Today, Christians kick off the holiest season in their Liturgical Calendar. We have prepared ourselves over the last few weeks to celebrate this week with much more reverence and devotion. However we have to ask ourselves one question today. Is there something called Holiest week in Christian life? If there is, then we have missed the whole point of Christ’s teachings. Here is why.
These days you can get all kinds of stuff from catalogues. Sams club catalogue sells even airplanes in them. Some others sell live animals such as dogs, cats, camels and donkeys. Beth Warpmaeker a pastor in Houston speaks of her mother when she was young. Her mother saw this cute looking donkey with a red cart in its back in a Sears’s catalogue. She pleaded with her father to get it for her and he obliged. When the donkey arrived, it was not small, cute or clean. Above all it was stubborn. Donkeys are known for their stubbornness.
Here Jesus is choosing this donkey or colt to ride on. May be Jesus is choosing a little donkey to fulfill the prophecy in Zachariah 9: 9
See, your king comes to you,
righteous and having salvation,
gentle and riding on a donkey,
on a colt, the foal of a donkey.
May be it is to remind us what we all can be one day, given the grace of God, carriers of God in spite of all our stubbornness and un-cleanliness, just like the little left out donkey that disciples got for Jesus.
I have seen dead donkeys on the road hit by the truck drivers. It is a kind of fun for those guys in the northern part of India. The reason they hit these donkeys are because they are stubborn and will not move at the sound of the horn. They are not clean or cute. They don’t sound great. Their bray makes a child wake up rather than put to sleep. But once you get them going they could be hard working and even for long hours.

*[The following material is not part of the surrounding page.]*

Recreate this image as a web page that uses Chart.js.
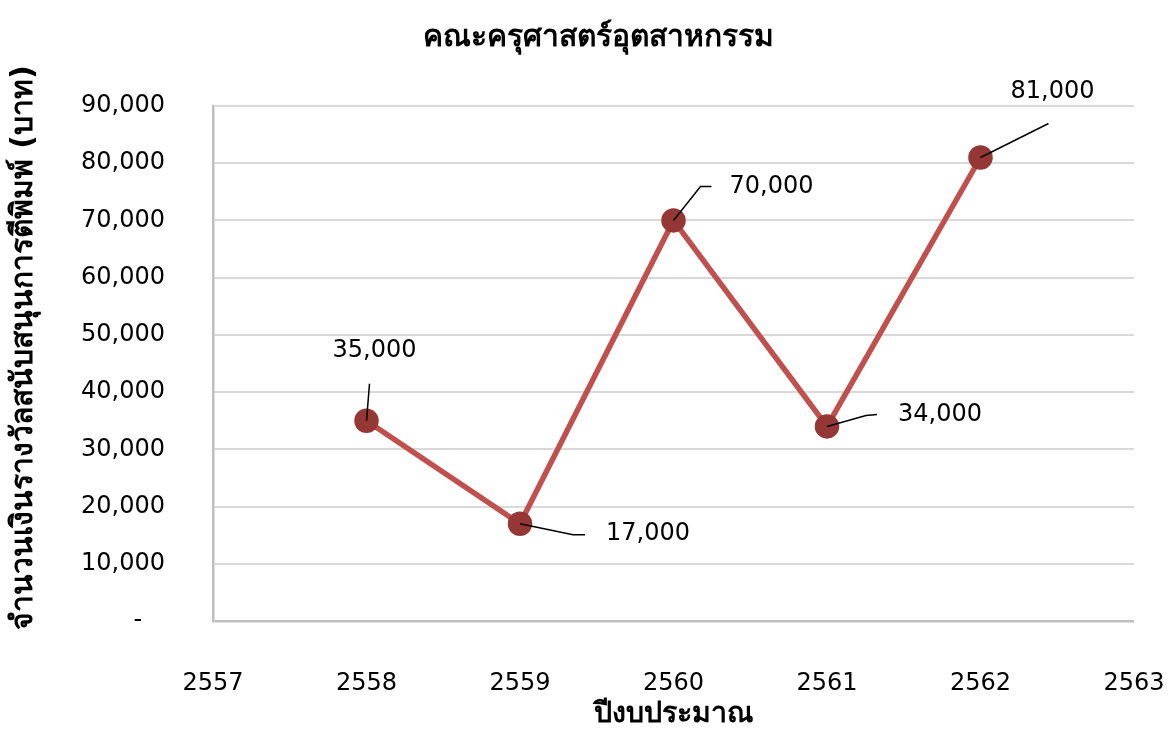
<!DOCTYPE html>
<html>
<head>
<meta charset="utf-8">
<script src="https://cdn.jsdelivr.net/npm/chart.js@4/dist/chart.umd.min.js"></script>
<style>
  html, body { margin: 0; padding: 0; background: #fff; }
  #wrap { width: 1173px; height: 729px; }
</style>
</head>
<body>
<div id="wrap"><canvas id="c" width="1173" height="729"></canvas></div>
<script>
// ---- data ----
const years = [2558, 2559, 2560, 2561, 2562];
const amounts = [35000, 17000, 70000, 34000, 81000];
const chartTitle = 'คณะครุศาสตร์อุตสาหกรรม';
const yTitle = 'จำนวนเงินรางวัลสนับสนุนการตีพิมพ์ (บาท)';
const xTitle = 'ปีงบประมาณ';
const xMin = 2557, xMax = 2563;
const yMin = 0, yMax = 90000, yStep = 10000;

// ---- label placement (pixel offsets from each point) ----
const labelStyle = [
  { dx: 8,   dy: -70, leader: [[0,0],[3,-37]] },
  { dx: 128, dy: 10,  leader: [[0,0],[53,11],[65,11]] },
  { dx: 98,  dy: -34, leader: [[0,0],[27,-34],[38,-34]] },
  { dx: 113, dy: -12, leader: [[0,0],[39,-11],[50,-12]] },
  { dx: 72,  dy: -66, leader: [[0,0],[68,-34]] }
];

const FONT = "'DejaVu Sans', 'Noto Sans', sans-serif";
const fmt = v => v.toLocaleString('en-US');

const labelPlugin = {
  id: 'leaderLabels',
  afterDatasetsDraw(chart) {
    const ctx = chart.ctx;
    const meta = chart.getDatasetMeta(0);
    ctx.save();
    meta.data.forEach((pt, i) => {
      const s = labelStyle[i];
      ctx.beginPath();
      s.leader.forEach((p, j) => {
        const x = pt.x + p[0], y = pt.y + p[1];
        if (j === 0) ctx.moveTo(x, y); else ctx.lineTo(x, y);
      });
      ctx.strokeStyle = '#000';
      ctx.lineWidth = 1.5;
      ctx.stroke();
      ctx.font = '24px ' + FONT;
      ctx.fillStyle = '#000';
      ctx.textAlign = 'center';
      ctx.textBaseline = 'middle';
      ctx.fillText(fmt(amounts[i]), pt.x + s.dx, pt.y + s.dy);
    });
    ctx.restore();
  }
};

new Chart(document.getElementById('c'), {
  type: 'line',
  data: {
    datasets: [{
      data: years.map((y, i) => ({ x: y, y: amounts[i] })),
      borderColor: '#C0504D',
      borderWidth: 5.5,
      pointBackgroundColor: '#953735',
      pointBorderColor: '#953735',
      pointRadius: 9.5,
      pointHoverRadius: 9.5,
      tension: 0
    }]
  },
  options: {
    responsive: false,
    animation: false,
    devicePixelRatio: 1,
    layout: { padding: { left: 0, right: 39, top: 0, bottom: 0 } },
    plugins: {
      legend: { display: false },
      tooltip: { enabled: false },
      title: {
        display: true,
        text: '      ' + chartTitle,
        color: '#000',
        font: { family: FONT, size: 30, weight: 'bold' },
        padding: { top: 20, bottom: 50 }
      }
    },
    scales: {
      x: {
        type: 'linear',
        min: xMin, max: xMax,
        afterFit(scale) { scale.height = 108; scale.paddingRight = 0; scale.paddingLeft = 0; },
        ticks: {
          stepSize: 1,
          color: '#000',
          font: { family: FONT, size: 24 },
          padding: 40,
          callback: v => String(v)
        },
        grid: { display: false },
        border: { display: false },
        title: {
          display: true, text: xTitle, color: '#000',
          font: { family: FONT, size: 28.5, weight: 'bold', lineHeight: 1 },
          padding: { top: 0, bottom: 0 }
        }
      },
      y: {
        min: yMin, max: yMax,
        afterFit(scale) { scale.width = 213; },
        ticks: {
          stepSize: yStep,
          color: '#000',
          font: { family: FONT, size: 24 },
          padding: 48,
          callback: v => v === 0 ? '-   ' : fmt(v)
        },
        grid: {
          color: c => (c.tick && c.tick.value === 0) ? '#BFBFBF' : '#D9D9D9',
          lineWidth: c => (c.tick && c.tick.value === 0) ? 2.5 : 2,
          drawTicks: false
        },
        border: { display: true, color: '#BFBFBF', width: 2.5 },
        title: {
          display: true, text: '   ' + yTitle, color: '#000',
          font: { family: FONT, size: 30, weight: 'bold', lineHeight: 1.2 },
          padding: { top: 6, bottom: 0 }
        }
      }
    }
  },
  plugins: [labelPlugin]
});
</script>
</body>
</html>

We all some way or another behave sometimes like donkeys. We are many times hard and stubborn, but at times work very hard and long. But the good news is; we all have the potential to be the carriers of God like this little donkey, and St. Christopher who carried Jesus all over the place according to legends. Why do we become hard and stubborn, tough to live with? Here is an insight.

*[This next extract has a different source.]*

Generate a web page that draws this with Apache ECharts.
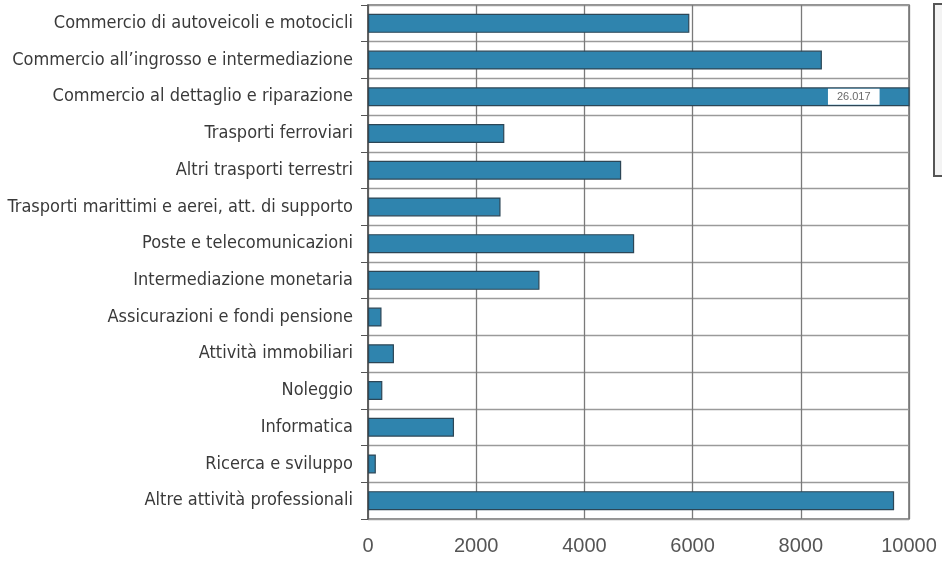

The famous book ‘The Road Less Travelled’ starts with a very small sentence. “Life is difficult”. I don’t think I need to tell you about it. Today we celebrate Passion Sunday not just palm Sunday, to acknowledge the reality of life, like the author says, that life is filled with unparalleled sufferings that causes difficulties for all who are living. Without some toughness and stubbornness we cannot face the challenges of life easily.
People have told me over and over that they don’t like Lent. I don’t either. I don’t think we have an option about it. Do we have an option about our suffering? Do we have an option about our sickness or hard labor? Lent is not optional to anyone. I would like to see one person who chose a sickness to live with over happy and healthy heart. Lent started long before Christ came into the world. Christ brought meaning to it.
Suffering is not any more human tragedy. It is a call for compassionate living. It calls for journeying together. Celebration of Passion of Christ calls for the living of the Drama of Salvation, which is the cohabitation of the lion and the lamb. It is a positive tension between the Might and Meekness of God and the aggressiveness and gentleness of world.
Lent and Holy Week are all an intentional acknowledgement of what we are going through in life and walking the journey of suffering with others we care about. It is not optional for Catholics or Protestants or Hindus or Muslims.
It is a season of awareness of one’s own fragility. It is season when we take our vulnerability and that of others seriously and walk with them.
People have asked me this question, why should we have soup suppers? Why should we focus on things that are difficult during Lent? It is depressing and sometimes hard to get through in this holiest season.
I will address it with a little help from Martin Luther.
"For what is good for us is hidden, and that so deeply that it is hidden under its opposite. Thus our life is hidden under death, love for ourselves under hate for ourselves … salvation under damnation, heaven under hell … And universally our every assertion of anything good is hidden under the denial of it, so that faith may have its place in God, who is a negative essence and goodness and wisdom and righteousness, who cannot be touched except by the negation of all our affirmations."
This simply means that we are called and empowered to negate death, hatred, damnation and hell so that we can claim life, love, salvation and heaven which are the essences of God.
What is Holy Week after all?
For us it has to be a conscious witnessing of God’s might and God’s weakness. It is the time of the reenactment of the drama of Salvation. It is the triumphant entry of God into the human world of suffering. Holy Week is the celebration of life over suffering and death. Can anyone not participate in it?